MIT and Boston Children’s Hospital Can Now Make 3-D Prints of Hearts

They can produce accurate models of surgical MRI scans within hours.

3D-printed heart

A 3-D-printed heart. Photo by Bryce Vickmark, provided.

Heart surgery is performed all the time in the United States. But despite its relative frequency, the operation is notoriously tricky to plan and undergo.

Now, MIT and Boston’s Children’s Hospital may be able to help ease the process. Researchers from the two institutions designed a system for converting surgical MRI scans into highly accurate, 3-D-printed models of the heart in a matter of hours. Using the models could allow surgeons to plan procedures in a way they can touch, feel, and see—and that they can show patients.

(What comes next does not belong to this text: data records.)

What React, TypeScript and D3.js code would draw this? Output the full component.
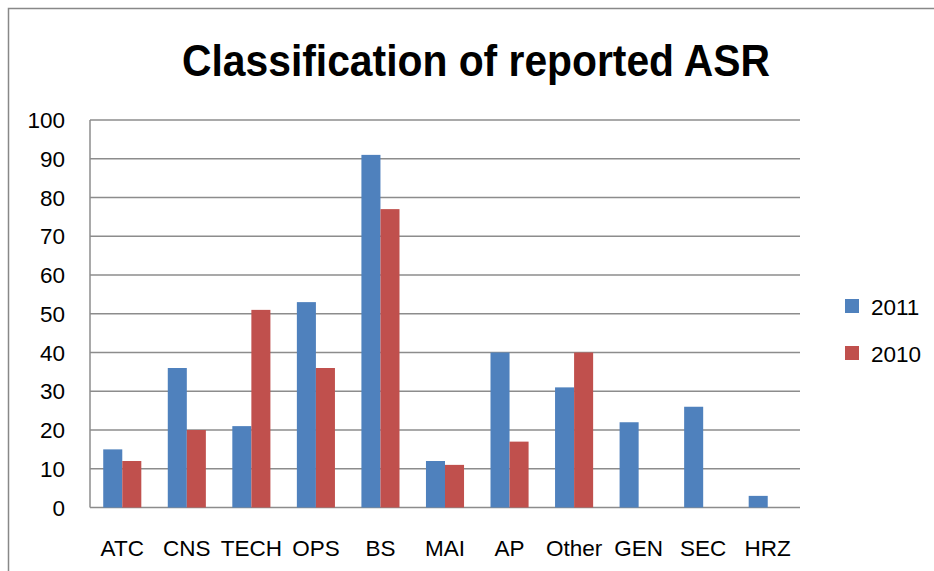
import React from "react";
import * as d3 from "d3";

// categories and series values
const categories = ["ATC", "CNS", "TECH", "OPS", "BS", "MAI", "AP", "Other", "GEN", "SEC", "HRZ"];
const values2011 = [15, 36, 21, 53, 91, 12, 40, 31, 22, 26, 3];
const values2010 = [12, 20, 51, 36, 77, 11, 17, 40, 0, 0, 0];
const yTicks = [0, 10, 20, 30, 40, 50, 60, 70, 80, 90, 100];
const seriesNames = ["2011", "2010"];
const colors = ["#4F81BD", "#C0504D"];

const W = 934;
const H = 571;
const margin = { top: 120, right: 134, bottom: 62, left: 90 };

const App = () => {
  const x = d3
    .scaleBand()
    .domain(categories)
    .range([margin.left, W - margin.right])
    .paddingInner(0.41)
    .paddingOuter(0.205);
  const y = d3.scaleLinear().domain([0, 100]).range([H - margin.bottom - 1.5, margin.top]);
  const inner = d3.scaleBand().domain(seriesNames).range([0, x.bandwidth()]);

  const series = [values2011, values2010];
  const font = "'Liberation Sans', Arial, sans-serif";
  const grid = "#8c8c8c";

  return (
    <svg
      width={W}
      height={H}
      style={{ position: "absolute", left: 0, top: 0, background: "#fff" }}
      fontFamily={font}
    >
      {/* outer chart frame */}
      <path d={`M8.5,${H} V8.5 H${W}`} fill="none" stroke="#888" strokeWidth={1.5} />

      <text
        x={476}
        y={76}
        textAnchor="middle"
        fontSize={45}
        fontWeight="bold"
        textLength={588}
        lengthAdjust="spacingAndGlyphs"
      >
        Classification of reported ASR
      </text>

      {/* gridlines */}
      {yTicks.map((t) => (
        <line
          key={t}
          x1={margin.left}
          x2={W - margin.right}
          y1={y(t)}
          y2={y(t)}
          stroke={grid}
          strokeWidth={1.5}
        />
      ))}
      <line x1={margin.left} x2={margin.left} y1={y(100)} y2={y(0)} stroke={grid} strokeWidth={1.5} />

      {/* y tick labels */}
      {yTicks.map((t) => (
        <text key={t} x={65} y={y(t) + 8} textAnchor="end" fontSize={22.5} fill="#000">
          {t}
        </text>
      ))}

      {/* bars */}
      {series.map((vals, si) =>
        categories.map((c, i) =>
          vals[i] > 0 ? (
            <rect
              key={`${si}-${c}`}
              x={(x(c) as number) + (inner(seriesNames[si]) as number)}
              y={y(vals[i])}
              width={inner.bandwidth()}
              height={y(0) - y(vals[i])}
              fill={colors[si]}
            />
          ) : null
        )
      )}

      {/* x labels */}
      {categories.map((c) => (
        <text
          key={c}
          x={(x(c) as number) + x.bandwidth() / 2}
          y={556}
          textAnchor="middle"
          fontSize={22.5}
          fill="#000"
        >
          {c}
        </text>
      ))}

      {/* legend */}
      {seriesNames.map((s, i) => (
        <g key={s} transform={`translate(845,${299 + i * 47})`}>
          <rect width={14} height={14} fill={colors[i]} />
          <text x={26} y={15.5} fontSize={22.5} fill="#000">
            {s}
          </text>
        </g>
      ))}
    </svg>
  );
};

export default App;
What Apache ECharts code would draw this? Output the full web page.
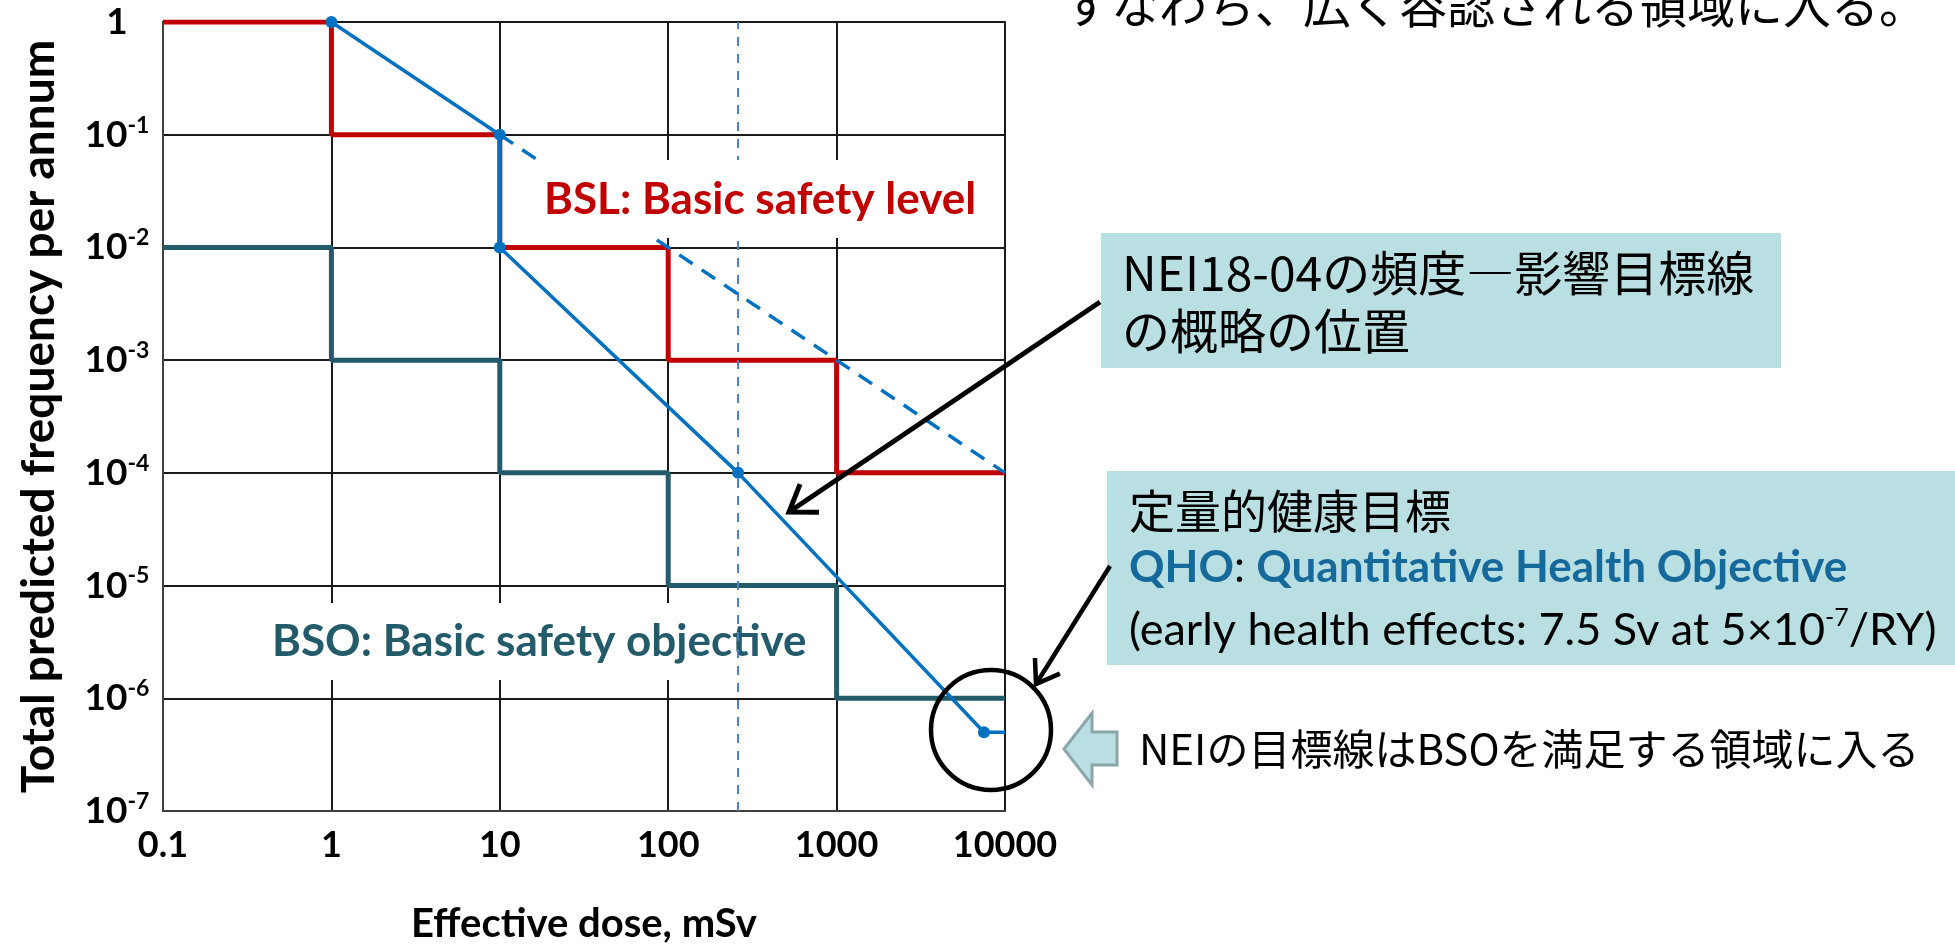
<!DOCTYPE html>
<html>
<head>
<meta charset="utf-8">
<script src="https://cdn.jsdelivr.net/npm/echarts@6/dist/echarts.min.js"></script>
<style>
html, body { margin: 0; padding: 0; background: #fff; }
#main { width: 1955px; height: 949px; }
</style>
</head>
<body>
<div id="main"></div>
<script>
/* axis ticks */
const xTicks = [0.1, 1, 10, 100, 1000, 10000]
const xTickLabels = ['0.1', '1', '10', '100', '1000', '10000']
const yTicks = [1e-7, 1e-6, 1e-5, 1e-4, 1e-3, 1e-2, 1e-1, 1]
const yTickLabels = ['{b|10}{s|-7}', '{b|10}{s|-6}', '{b|10}{s|-5}', '{b|10}{s|-4}',
	'{b|10}{s|-3}', '{b|10}{s|-2}', '{b|10}{s|-1}', '{b|1}']

/* BSL: basic safety level (step) */
const bslDose = [0.1, 1, 10, 100, 1000, 10000]
const bslFreq = [1, 1e-1, 1e-2, 1e-3, 1e-4, 1e-4]

/* BSO: basic safety objective (step) */
const bsoDose = [0.1, 1, 10, 100, 1000, 10000]
const bsoFreq = [1e-2, 1e-3, 1e-4, 1e-5, 1e-6, 1e-6]

/* NEI 18-04 frequency-consequence target */
const neiDose = [1, 10, 10, 260, 7500, 10000]
const neiFreq = [1, 1e-1, 1e-2, 1e-4, 5e-7, 5e-7]

/* dashed continuation of the first slope */
const extDose = [10, 10000]
const extFreq = [1e-1, 1e-4]

/* dashed vertical reference */
const refDose = [260, 260]
const refFreq = [1e-7, 1]

const pairs = (xs, ys) => xs.map((x, i) => [x, ys[i]])

const tickIndex = (ticks, v) => ticks.findIndex(t => Math.abs(Math.log10(t) - Math.log10(v)) < 1e-6)

const head = (tip, from, len, ang) => {
	const a = Math.atan2(from[1] - tip[1], from[0] - tip[0])
	return [
		[tip[0] + len * Math.cos(a + ang), tip[1] + len * Math.sin(a + ang)],
		tip,
		[tip[0] + len * Math.cos(a - ang), tip[1] + len * Math.sin(a - ang)]
	]
}

const LAT = 'Lato'
const JP = '"Noto Sans CJK JP"'
const BOX = '#BADFE2'

const arrow1 = { from: [1100, 302], to: [789, 512] }
const arrow2 = { from: [1110, 566], to: [1036, 684] }

const chart = echarts.init(document.getElementById('main'))

const neiData = pairs(neiDose, neiFreq).map((p, i) =>
	i === neiDose.length - 1 ? { value: p, symbol: 'none' } : p)

chart.setOption({
	animation: false,
	grid: {
		left: 163, top: 22, width: 842, height: 795,
		show: true, borderColor: '#404040', borderWidth: 2
	},
	xAxis: {
		type: 'log', logBase: 10, min: 0.1, max: 10000, splitNumber: 5,
		name: 'Effective dose, mSv', nameLocation: 'middle', nameGap: 93,
		nameTextStyle: { fontFamily: LAT, fontWeight: 'bold', fontSize: 40, color: '#000' },
		axisLine: { show: true, lineStyle: { color: '#404040', width: 2 } },
		axisTick: { show: false },
		minorTick: { show: false },
		splitLine: { show: true, lineStyle: { color: '#1a1a1a', width: 2 } },
		axisLabel: {
			margin: 16, fontFamily: LAT, fontWeight: 'bold', fontSize: 36, color: '#000',
			formatter: v => xTickLabels[tickIndex(xTicks, v)] || ''
		}
	},
	yAxis: {
		type: 'log', logBase: 10, min: 1e-7, max: 1, splitNumber: 7,
		name: 'Total predicted frequency per annum', nameLocation: 'middle', nameGap: 101,
		nameTextStyle: { fontFamily: LAT, fontWeight: 'bold', fontSize: 46, color: '#000' },
		axisLine: { show: true, lineStyle: { color: '#404040', width: 2 } },
		axisTick: { show: false },
		minorTick: { show: false },
		splitLine: { show: true, lineStyle: { color: '#1a1a1a', width: 2 } },
		axisLabel: {
			margin: 46, align: 'center', color: '#000',
			formatter: v => yTickLabels[tickIndex(yTicks, v)] || '',
			rich: {
				b: { fontFamily: LAT, fontWeight: 'bold', fontSize: 37, lineHeight: 42, color: '#000' },
				s: { fontFamily: LAT, fontWeight: 'bold', fontSize: 23, verticalAlign: 'top', color: '#000' }
			}
		}
	},
	series: [
		{
			name: 'BSL', type: 'line', step: 'end', showSymbol: false, z: 3,
			data: pairs(bslDose, bslFreq),
			lineStyle: { color: '#C00000', width: 5 }
		},
		{
			name: 'BSO', type: 'line', step: 'end', showSymbol: false, z: 3,
			data: pairs(bsoDose, bsoFreq),
			lineStyle: { color: '#235B6A', width: 5 }
		},
		{
			name: 'ref', type: 'line', showSymbol: false, z: 4,
			data: pairs(refDose, refFreq),
			lineStyle: { color: '#4A7EC4', width: 2, type: [9, 8] }
		},
		{
			name: 'ext', type: 'line', showSymbol: false, z: 4,
			data: pairs(extDose, extFreq),
			lineStyle: { color: '#0070C0', width: 3.5, type: [16, 11] }
		},
		{
			name: 'NEI', type: 'line', z: 5,
			symbol: 'circle', symbolSize: 12,
			data: neiData,
			itemStyle: { color: '#0070C0' },
			lineStyle: { color: '#0070C0', width: 3.5 }
		}
	],
	graphic: [
		/* series labels */
		{ type: 'rect', z: 1, shape: { x: 250, y: 603, width: 572, height: 77 }, style: { fill: '#fff' } },
		{ type: 'text', z: 1, x: 272, y: 642, style: {
			text: 'BSO: Basic safety objective', fill: '#235B6A',
			font: `bold 44px ${LAT}`, align: 'left', verticalAlign: 'middle' } },
		{ type: 'rect', z: 10, shape: { x: 512, y: 160, width: 490, height: 78 }, style: { fill: '#fff' } },
		{ type: 'text', z: 10, x: 544, y: 200, style: {
			text: 'BSL: Basic safety level', fill: '#C00000',
			font: `bold 44px ${LAT}`, align: 'left', verticalAlign: 'middle' } },

		/* top sentence, cut by the frame */
		{ type: 'text', z: 10, x: 1063, y: 5, style: {
			text: 'すなわち、広く容認される領域に入る。', fill: '#000',
			font: `48px ${JP}`, align: 'left', verticalAlign: 'middle' } },

		/* NEI box */
		{ type: 'rect', z: 10, shape: { x: 1101, y: 233, width: 680, height: 135 }, style: { fill: BOX } },
		{ type: 'text', z: 11, x: 1122, y: 273, style: {
			text: 'NEI18-04の頻度―影響目標線', fill: '#000',
			font: `48px ${JP}`, align: 'left', verticalAlign: 'middle' } },
		{ type: 'text', z: 11, x: 1122, y: 331, style: {
			text: 'の概略の位置', fill: '#000',
			font: `48px ${JP}`, align: 'left', verticalAlign: 'middle' } },

		/* QHO box */
		{ type: 'rect', z: 10, shape: { x: 1107, y: 471, width: 848, height: 194 }, style: { fill: BOX } },
		{ type: 'text', z: 11, x: 1129, y: 511, style: {
			text: '定量的健康目標', fill: '#000',
			font: `46px ${JP}`, align: 'left', verticalAlign: 'middle' } },
		{ type: 'text', z: 11, x: 1129, y: 568, style: {
			text: '{q|QHO}{c|: }{q|Quantitative Health Objective}',
			align: 'left', verticalAlign: 'middle',
			rich: {
				q: { fontFamily: LAT, fontWeight: 'bold', fontSize: 44, fill: '#15699B' },
				c: { fontFamily: LAT, fontSize: 44, fill: '#000' }
			} } },
		{ type: 'text', z: 11, x: 1129, y: 630, style: {
			text: '{n|(early health effects: 7.5 Sv at 5×10}{s|-7}{n|/RY)}',
			align: 'left', verticalAlign: 'middle',
			rich: {
				n: { fontFamily: LAT, fontSize: 45, lineHeight: 50, fill: '#000' },
				s: { fontFamily: LAT, fontSize: 25, verticalAlign: 'top', fill: '#000' }
			} } },

		/* arrows and circle */
		{ type: 'line', z: 12, shape: { x1: arrow1.from[0], y1: arrow1.from[1], x2: arrow1.to[0], y2: arrow1.to[1] },
			style: { stroke: '#000', lineWidth: 5 } },
		{ type: 'polyline', z: 12, shape: { points: head(arrow1.to, arrow1.from, 30, 0.6) },
			style: { stroke: '#000', lineWidth: 5, fill: null } },
		{ type: 'line', z: 12, shape: { x1: arrow2.from[0], y1: arrow2.from[1], x2: arrow2.to[0], y2: arrow2.to[1] },
			style: { stroke: '#000', lineWidth: 4.5 } },
		{ type: 'polyline', z: 12, shape: { points: head(arrow2.to, arrow2.from, 26, 0.6) },
			style: { stroke: '#000', lineWidth: 4.5, fill: null } },
		{ type: 'circle', z: 12, shape: { cx: 991, cy: 730, r: 60 },
			style: { stroke: '#000', lineWidth: 4.5, fill: null } },

		/* hollow arrow and its note */
		{ type: 'polygon', z: 12, shape: { points: [[1064, 749], [1092, 713], [1092, 732], [1117, 732],
			[1117, 765], [1092, 765], [1092, 785]] },
			style: { fill: BOX, stroke: '#8AA6A9', lineWidth: 3 } },
		{ type: 'text', z: 12, x: 1139, y: 749, style: {
			text: 'NEIの目標線はBSOを満足する領域に入る', fill: '#000',
			font: `42px ${JP}`, align: 'left', verticalAlign: 'middle' } }
	]
})

window.onresize = () => chart.resize()
</script>
</body>
</html>
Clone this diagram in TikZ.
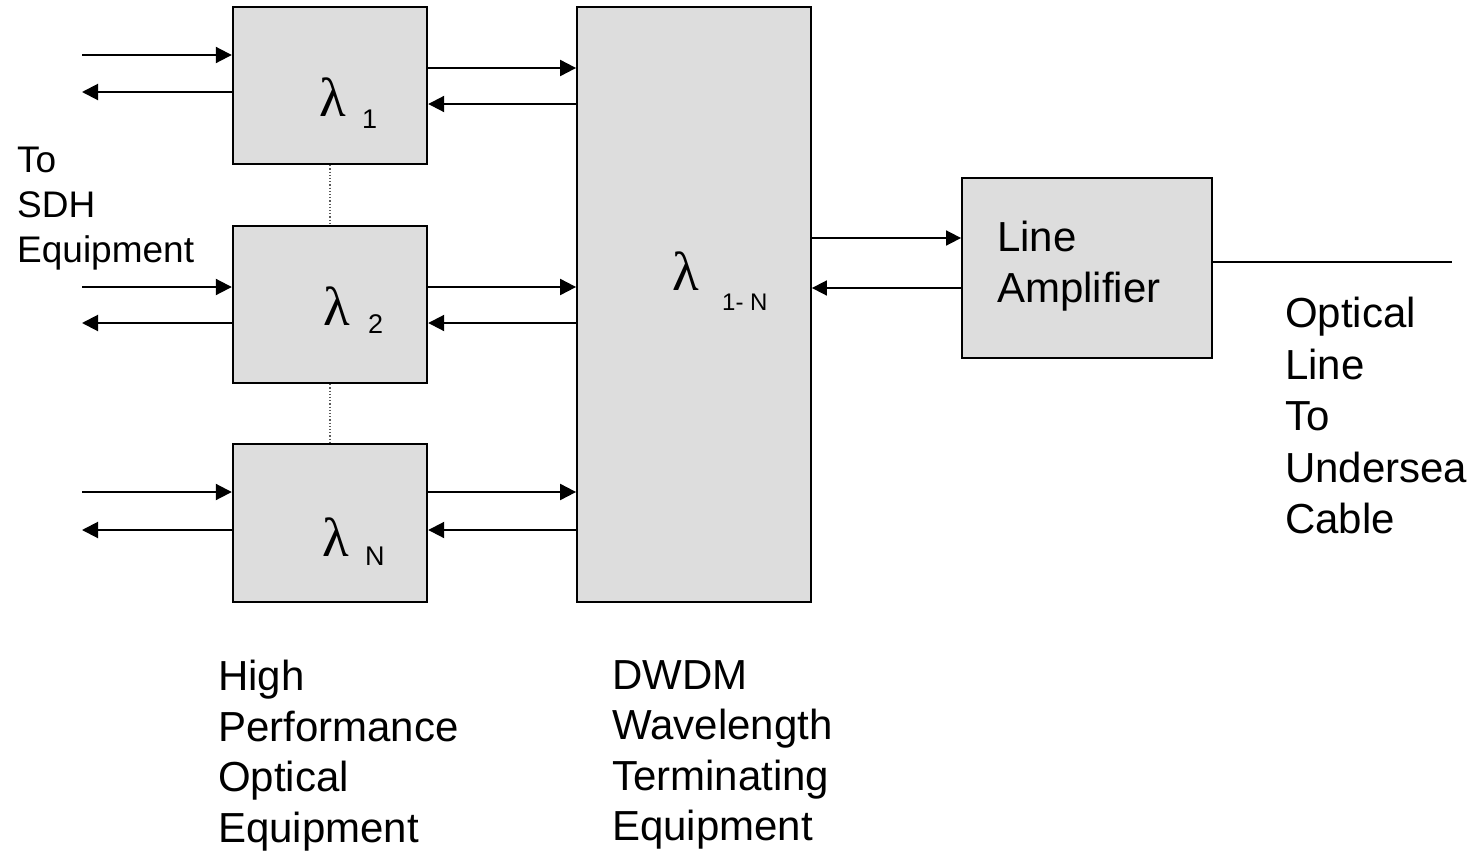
\documentclass[tikz,border=0pt]{standalone}
\usepackage{fontspec}
\setmainfont{Liberation Sans}
\newfontfamily\serifgreek{Liberation Serif}
\usetikzlibrary{arrows.meta}
\definecolor{boxgray}{HTML}{DDDDDD}
\begin{document}
\begin{tikzpicture}[x=1pt,y=-1pt,
  box/.style={draw=black, line width=2.4pt, fill=boxgray, inner sep=0pt},
  arr/.style={line width=2pt, -{Triangle[length=16pt,width=16pt]}},
  thinarr/.style={line width=1.7pt, -{Triangle[length=15pt,width=15pt]}},
  lab/.style={anchor=north west, inner sep=0pt, align=left},
  bigtext/.style={font=\fontsize{42}{50.5}\selectfont},
  lam/.style={anchor=base west, inner sep=0pt, font=\serifgreek\fontsize{55}{55}\selectfont},
  sub/.style={anchor=base west, inner sep=0pt, font=\fontsize{27}{27}\selectfont},
  dots/.style={draw=black!65, line width=1.2pt, dotted}]
\useasboundingbox (0,0) rectangle (1478,854);

% boxes
\node[box, minimum width=194pt, minimum height=157pt] (l1) at (330,85.5) {};
\node[box, minimum width=194pt, minimum height=157pt] (l2) at (330,304.5) {};
\node[box, minimum width=194pt, minimum height=158pt] (lN) at (330,523) {};
\node[box, line width=1.8pt, minimum width=234pt, minimum height=595pt] (big) at (694,304.5) {};
\node[box, line width=1.8pt, minimum width=250pt, minimum height=180pt] (amp) at (1087,268) {};

% lambda labels
\node[lam] (lam1) at (319,116) {λ};
\node[sub] (sub1) at (362,128) {1};
\node[lam] (lam2) at (323,325) {λ};
\node[sub] (sub2) at (368,333) {2};
\node[lam] (lamN) at (322,556) {λ};
\node[sub] (subN) at (365,565) {N};
\node[lam] (lamall) at (672,290) {λ};
\node[sub, font=\fontsize{24}{24}\selectfont] (suball) at (722,310) {1- N};

% dotted links
\draw[dots] (l1.south) -- (l2.north);
\draw[dots] (l2.south) -- (lN.north);

% left side connectors
\coordinate (in1) at (82,55);
\coordinate (out1) at (82,92);
\coordinate (in2) at (82,287);
\coordinate (out2) at (82,323);
\coordinate (inN) at (82,492);
\coordinate (outN) at (82,530);
\draw[arr] (in1) -- (l1.west |- in1);
\draw[arr] (l1.west |- out1) -- (out1);
\draw[arr] (in2) -- (l2.west |- in2);
\draw[arr] (l2.west |- out2) -- (out2);
\draw[arr] (inN) -- (lN.west |- inN);
\draw[arr] (lN.west |- outN) -- (outN);

% boxes to DWDM
\draw[arr] (l1.east |- 0,68) -- (big.west |- 0,68);
\draw[arr] (big.west |- 0,104) -- (l1.east |- 0,104);
\draw[arr] (l2.east |- 0,287) -- (big.west |- 0,287);
\draw[arr] (big.west |- 0,323) -- (l2.east |- 0,323);
\draw[arr] (lN.east |- 0,492) -- (big.west |- 0,492);
\draw[arr] (big.west |- 0,530) -- (lN.east |- 0,530);

% DWDM to amplifier
\draw[thinarr] (big.east |- 0,238) -- (amp.west |- 0,238);
\draw[thinarr] (amp.west |- 0,288) -- (big.east |- 0,288);

% cable
\coordinate (cable) at (1452,262);
\draw[line width=1.6pt] (amp.east |- cable) -- (cable);

% texts
\node[lab, font=\fontsize{37}{45}\selectfont] (sdh) at (17,147) {To\\SDH\\Equipment};
\node[lab, bigtext] (hpoe) at (218,660) {High\\Performance\\Optical\\Equipment};
\node[lab, bigtext] (dwdm) at (612,660) {DWDM\\Wavelength\\Terminating\\Equipment};
\node[lab, font=\fontsize{42}{51}\selectfont] (amplab) at (997,221) {Line\\Amplifier};
\node[lab, font=\fontsize{42}{51.5}\selectfont] (optical) at (1285,297) {Optical\\Line\\To\\Undersea\\Cable};
\end{tikzpicture}
\end{document}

Project leader Polina Golland, a professor of electrical engineering and computer science at MIT, said in a statement that medical 3-D printing could improve operation processes for surgeons, who are often used to learning through tangible experiences. “Our collaborators are convinced that this will make a difference,” she said in the statement. “The phrase I heard is that ‘Surgeons see with their hands,’ that the perception is in the touch.”

The new technique is so important because hearts vary widely from person to person, especially so for those who require cardiac surgery. A more physically personalized way to plan operations may help reduce error, Golland said in the statement. The team also predicts that 3-D printing will help alleviate some of the technical difficulties and limitations associated with planning heart operations using images on a computer screen.

Later this month, Golland’s team will reveal its design at the International Conference on Medical Image Computing and Computer Assisted Intervention. The models will also be the subject of a study completed later this fall by seven cardiac surgeons at Boston Children’s.